[A run of records]
Start
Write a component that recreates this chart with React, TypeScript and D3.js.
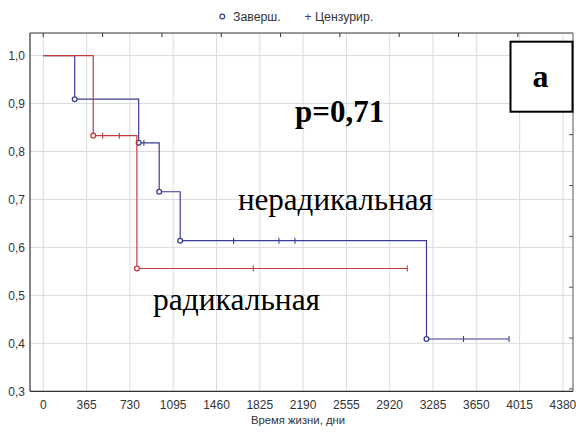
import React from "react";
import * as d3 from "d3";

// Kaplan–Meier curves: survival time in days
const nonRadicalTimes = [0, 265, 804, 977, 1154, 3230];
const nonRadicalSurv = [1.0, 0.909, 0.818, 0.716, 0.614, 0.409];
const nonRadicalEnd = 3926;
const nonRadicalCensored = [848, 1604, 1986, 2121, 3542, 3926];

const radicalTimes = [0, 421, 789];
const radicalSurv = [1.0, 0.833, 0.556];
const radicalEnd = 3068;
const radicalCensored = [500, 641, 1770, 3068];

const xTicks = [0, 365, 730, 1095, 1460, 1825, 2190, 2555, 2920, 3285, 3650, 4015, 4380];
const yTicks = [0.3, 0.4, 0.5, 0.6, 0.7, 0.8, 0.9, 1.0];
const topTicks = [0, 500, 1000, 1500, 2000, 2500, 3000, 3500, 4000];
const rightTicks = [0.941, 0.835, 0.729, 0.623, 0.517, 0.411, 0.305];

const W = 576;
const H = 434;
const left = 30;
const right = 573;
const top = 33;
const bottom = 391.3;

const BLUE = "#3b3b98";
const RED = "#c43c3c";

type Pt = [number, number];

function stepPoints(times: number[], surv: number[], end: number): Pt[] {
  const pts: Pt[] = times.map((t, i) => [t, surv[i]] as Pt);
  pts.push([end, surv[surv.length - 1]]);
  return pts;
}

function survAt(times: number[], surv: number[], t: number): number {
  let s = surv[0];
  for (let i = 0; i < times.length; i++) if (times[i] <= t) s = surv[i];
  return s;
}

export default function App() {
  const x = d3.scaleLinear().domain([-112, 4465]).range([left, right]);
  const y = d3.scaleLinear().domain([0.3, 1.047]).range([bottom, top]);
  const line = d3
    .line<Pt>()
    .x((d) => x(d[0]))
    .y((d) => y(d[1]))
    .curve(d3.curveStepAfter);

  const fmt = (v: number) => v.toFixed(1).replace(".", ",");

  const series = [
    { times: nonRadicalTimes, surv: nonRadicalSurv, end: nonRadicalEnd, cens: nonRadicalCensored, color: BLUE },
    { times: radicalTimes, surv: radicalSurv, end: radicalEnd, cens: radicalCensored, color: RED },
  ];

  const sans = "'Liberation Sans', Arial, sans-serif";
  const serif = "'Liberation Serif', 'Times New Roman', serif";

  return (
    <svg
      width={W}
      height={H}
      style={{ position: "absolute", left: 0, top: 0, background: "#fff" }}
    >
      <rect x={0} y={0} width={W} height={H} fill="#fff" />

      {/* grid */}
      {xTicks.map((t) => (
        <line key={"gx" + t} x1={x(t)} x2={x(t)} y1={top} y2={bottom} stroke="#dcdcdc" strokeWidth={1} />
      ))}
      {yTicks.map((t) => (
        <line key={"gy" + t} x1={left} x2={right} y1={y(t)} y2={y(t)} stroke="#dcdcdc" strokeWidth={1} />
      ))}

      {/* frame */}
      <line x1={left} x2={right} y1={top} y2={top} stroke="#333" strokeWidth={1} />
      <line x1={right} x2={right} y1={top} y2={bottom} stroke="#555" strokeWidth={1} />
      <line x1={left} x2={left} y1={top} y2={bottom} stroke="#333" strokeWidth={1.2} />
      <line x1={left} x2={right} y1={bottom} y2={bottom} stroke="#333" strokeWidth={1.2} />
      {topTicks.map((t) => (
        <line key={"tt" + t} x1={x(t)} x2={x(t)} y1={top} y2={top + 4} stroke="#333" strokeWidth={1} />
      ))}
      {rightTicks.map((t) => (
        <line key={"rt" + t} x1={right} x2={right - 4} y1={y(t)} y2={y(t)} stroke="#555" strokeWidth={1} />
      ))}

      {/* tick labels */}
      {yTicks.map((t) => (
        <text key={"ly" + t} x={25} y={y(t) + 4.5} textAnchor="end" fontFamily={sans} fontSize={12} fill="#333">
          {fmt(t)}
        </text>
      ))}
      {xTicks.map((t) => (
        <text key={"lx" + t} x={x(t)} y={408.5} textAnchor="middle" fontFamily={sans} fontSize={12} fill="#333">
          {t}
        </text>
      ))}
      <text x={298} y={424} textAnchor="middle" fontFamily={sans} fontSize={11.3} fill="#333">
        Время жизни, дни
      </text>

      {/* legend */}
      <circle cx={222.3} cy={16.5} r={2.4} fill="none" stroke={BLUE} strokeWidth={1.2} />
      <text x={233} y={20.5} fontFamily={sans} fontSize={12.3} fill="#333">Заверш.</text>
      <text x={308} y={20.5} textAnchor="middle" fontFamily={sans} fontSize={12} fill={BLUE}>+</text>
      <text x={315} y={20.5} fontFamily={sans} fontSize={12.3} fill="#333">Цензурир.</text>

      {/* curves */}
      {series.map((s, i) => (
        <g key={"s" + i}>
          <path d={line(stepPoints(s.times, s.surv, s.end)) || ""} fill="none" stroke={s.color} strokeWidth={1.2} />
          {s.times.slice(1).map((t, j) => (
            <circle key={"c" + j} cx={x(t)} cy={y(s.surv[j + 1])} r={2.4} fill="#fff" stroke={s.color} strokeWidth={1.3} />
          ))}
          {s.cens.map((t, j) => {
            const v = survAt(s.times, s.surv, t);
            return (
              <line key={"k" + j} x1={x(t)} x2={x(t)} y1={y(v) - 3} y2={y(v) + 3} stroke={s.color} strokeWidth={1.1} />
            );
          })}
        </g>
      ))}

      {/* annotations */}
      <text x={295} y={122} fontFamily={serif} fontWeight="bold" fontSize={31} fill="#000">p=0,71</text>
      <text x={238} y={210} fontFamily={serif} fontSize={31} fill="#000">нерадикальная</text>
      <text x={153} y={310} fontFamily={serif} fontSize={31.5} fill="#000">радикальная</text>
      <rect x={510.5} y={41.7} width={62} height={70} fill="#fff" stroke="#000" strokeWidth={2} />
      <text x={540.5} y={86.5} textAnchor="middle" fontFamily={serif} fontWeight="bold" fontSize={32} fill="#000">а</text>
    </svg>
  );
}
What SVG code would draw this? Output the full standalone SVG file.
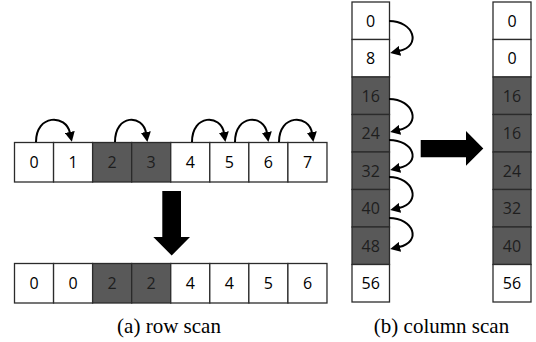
End
Direction:
Extract all the data above exactly, excluding every picture.

Written solution:
Write a component that recreates this chart with React, TypeScript and D3.js.
import React from "react";
import * as d3 from "d3";

// Kaplan–Meier curves: survival time in days
const nonRadicalTimes = [0, 265, 804, 977, 1154, 3230];
const nonRadicalSurv = [1.0, 0.909, 0.818, 0.716, 0.614, 0.409];
const nonRadicalEnd = 3926;
const nonRadicalCensored = [848, 1604, 1986, 2121, 3542, 3926];

const radicalTimes = [0, 421, 789];
const radicalSurv = [1.0, 0.833, 0.556];
const radicalEnd = 3068;
const radicalCensored = [500, 641, 1770, 3068];

const xTicks = [0, 365, 730, 1095, 1460, 1825, 2190, 2555, 2920, 3285, 3650, 4015, 4380];
const yTicks = [0.3, 0.4, 0.5, 0.6, 0.7, 0.8, 0.9, 1.0];
const topTicks = [0, 500, 1000, 1500, 2000, 2500, 3000, 3500, 4000];
const rightTicks = [0.941, 0.835, 0.729, 0.623, 0.517, 0.411, 0.305];

const W = 576;
const H = 434;
const left = 30;
const right = 573;
const top = 33;
const bottom = 391.3;

const BLUE = "#3b3b98";
const RED = "#c43c3c";

type Pt = [number, number];

function stepPoints(times: number[], surv: number[], end: number): Pt[] {
  const pts: Pt[] = times.map((t, i) => [t, surv[i]] as Pt);
  pts.push([end, surv[surv.length - 1]]);
  return pts;
}

function survAt(times: number[], surv: number[], t: number): number {
  let s = surv[0];
  for (let i = 0; i < times.length; i++) if (times[i] <= t) s = surv[i];
  return s;
}

export default function App() {
  const x = d3.scaleLinear().domain([-112, 4465]).range([left, right]);
  const y = d3.scaleLinear().domain([0.3, 1.047]).range([bottom, top]);
  const line = d3
    .line<Pt>()
    .x((d) => x(d[0]))
    .y((d) => y(d[1]))
    .curve(d3.curveStepAfter);

  const fmt = (v: number) => v.toFixed(1).replace(".", ",");

  const series = [
    { times: nonRadicalTimes, surv: nonRadicalSurv, end: nonRadicalEnd, cens: nonRadicalCensored, color: BLUE },
    { times: radicalTimes, surv: radicalSurv, end: radicalEnd, cens: radicalCensored, color: RED },
  ];

  const sans = "'Liberation Sans', Arial, sans-serif";
  const serif = "'Liberation Serif', 'Times New Roman', serif";

  return (
    <svg
      width={W}
      height={H}
      style={{ position: "absolute", left: 0, top: 0, background: "#fff" }}
    >
      <rect x={0} y={0} width={W} height={H} fill="#fff" />

      {/* grid */}
      {xTicks.map((t) => (
        <line key={"gx" + t} x1={x(t)} x2={x(t)} y1={top} y2={bottom} stroke="#dcdcdc" strokeWidth={1} />
      ))}
      {yTicks.map((t) => (
        <line key={"gy" + t} x1={left} x2={right} y1={y(t)} y2={y(t)} stroke="#dcdcdc" strokeWidth={1} />
      ))}

      {/* frame */}
      <line x1={left} x2={right} y1={top} y2={top} stroke="#333" strokeWidth={1} />
      <line x1={right} x2={right} y1={top} y2={bottom} stroke="#555" strokeWidth={1} />
      <line x1={left} x2={left} y1={top} y2={bottom} stroke="#333" strokeWidth={1.2} />
      <line x1={left} x2={right} y1={bottom} y2={bottom} stroke="#333" strokeWidth={1.2} />
      {topTicks.map((t) => (
        <line key={"tt" + t} x1={x(t)} x2={x(t)} y1={top} y2={top + 4} stroke="#333" strokeWidth={1} />
      ))}
      {rightTicks.map((t) => (
        <line key={"rt" + t} x1={right} x2={right - 4} y1={y(t)} y2={y(t)} stroke="#555" strokeWidth={1} />
      ))}

      {/* tick labels */}
      {yTicks.map((t) => (
        <text key={"ly" + t} x={25} y={y(t) + 4.5} textAnchor="end" fontFamily={sans} fontSize={12} fill="#333">
          {fmt(t)}
        </text>
      ))}
      {xTicks.map((t) => (
        <text key={"lx" + t} x={x(t)} y={408.5} textAnchor="middle" fontFamily={sans} fontSize={12} fill="#333">
          {t}
        </text>
      ))}
      <text x={298} y={424} textAnchor="middle" fontFamily={sans} fontSize={11.3} fill="#333">
        Время жизни, дни
      </text>

      {/* legend */}
      <circle cx={222.3} cy={16.5} r={2.4} fill="none" stroke={BLUE} strokeWidth={1.2} />
      <text x={233} y={20.5} fontFamily={sans} fontSize={12.3} fill="#333">Заверш.</text>
      <text x={308} y={20.5} textAnchor="middle" fontFamily={sans} fontSize={12} fill={BLUE}>+</text>
      <text x={315} y={20.5} fontFamily={sans} fontSize={12.3} fill="#333">Цензурир.</text>

      {/* curves */}
      {series.map((s, i) => (
        <g key={"s" + i}>
          <path d={line(stepPoints(s.times, s.surv, s.end)) || ""} fill="none" stroke={s.color} strokeWidth={1.2} />
          {s.times.slice(1).map((t, j) => (
            <circle key={"c" + j} cx={x(t)} cy={y(s.surv[j + 1])} r={2.4} fill="#fff" stroke={s.color} strokeWidth={1.3} />
          ))}
          {s.cens.map((t, j) => {
            const v = survAt(s.times, s.surv, t);
            return (
              <line key={"k" + j} x1={x(t)} x2={x(t)} y1={y(v) - 3} y2={y(v) + 3} stroke={s.color} strokeWidth={1.1} />
            );
          })}
        </g>
      ))}

      {/* annotations */}
      <text x={295} y={122} fontFamily={serif} fontWeight="bold" fontSize={31} fill="#000">p=0,71</text>
      <text x={238} y={210} fontFamily={serif} fontSize={31} fill="#000">нерадикальная</text>
      <text x={153} y={310} fontFamily={serif} fontSize={31.5} fill="#000">радикальная</text>
      <rect x={510.5} y={41.7} width={62} height={70} fill="#fff" stroke="#000" strokeWidth={2} />
      <text x={540.5} y={86.5} textAnchor="middle" fontFamily={serif} fontWeight="bold" fontSize={32} fill="#000">а</text>
    </svg>
  );
}
What SVG code would draw this? Output the full standalone SVG file.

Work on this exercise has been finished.